Mr. Matthews was caught in New York City in the great blizzard of 1888, and the illness he contracted from this experience led to his death the following spring.
Stanley Matthews's reputation grew quickly, and he was honored with numerous appointments and election victories. He served at different periods as an attorney, judge and senator. Though his tenure was relatively brief (only seven years), his opinions for the Court in the Hurtado and Yick Wo cases, have had lasting influence since they are cited by judges to this day.
Religion
The 1950s ended with tragedy for Mr. Matthews and his wife, when an epidemic of scarlet fever claimed the lives of four of their six children. Four more children would be added to the family over the coming years, but the loss redirected the course of their lives.
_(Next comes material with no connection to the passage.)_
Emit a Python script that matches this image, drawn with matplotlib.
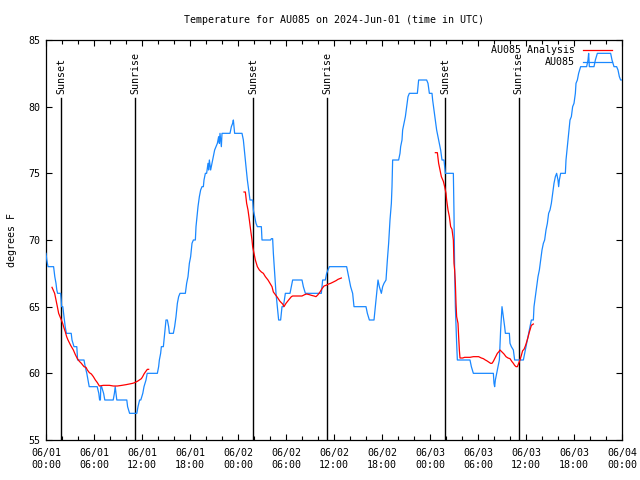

Before the deaths of their children, Stanley Matthews and his wife had followed theological free thinking, traveling with what Rutherford B. Hayes described as a "circle of fast men" in religious affairs. Tragedy rerouted their religious affections toward a devout, and conservative, Presbyterian faith.
Politics
Stanley Matthews was an adherent of the Republican Party of the United States. According to Justice Stanley Matthews, the Fourteenth Amendment’s equal protection clause prohibited not only laws that discriminated on the basis of race but also the racially discriminatory administration of laws. Though the law itself be fair on its face and impartial in appearance, yet, if it is applied and administered by public authority with an evil eye and an unequal hand, so as practically to make unjust and illegal discrimination between persons in similar circumstances, material to their rights, denial of equal justice is still within the prohibition of the Constitution.
Connections
He married Mary Ann Black, known to her friends and family as Minnie. The couple had 10 children together. Justice Matthews’s wife Minnie died in 1885, and he remarried two years later to Mary Theaker. This marriage, though, did not endure long. His son, Paul Matthews, was a Episcopal bishop of New Jersey. His grandson was T. S. Matthews, editor of Time magazine.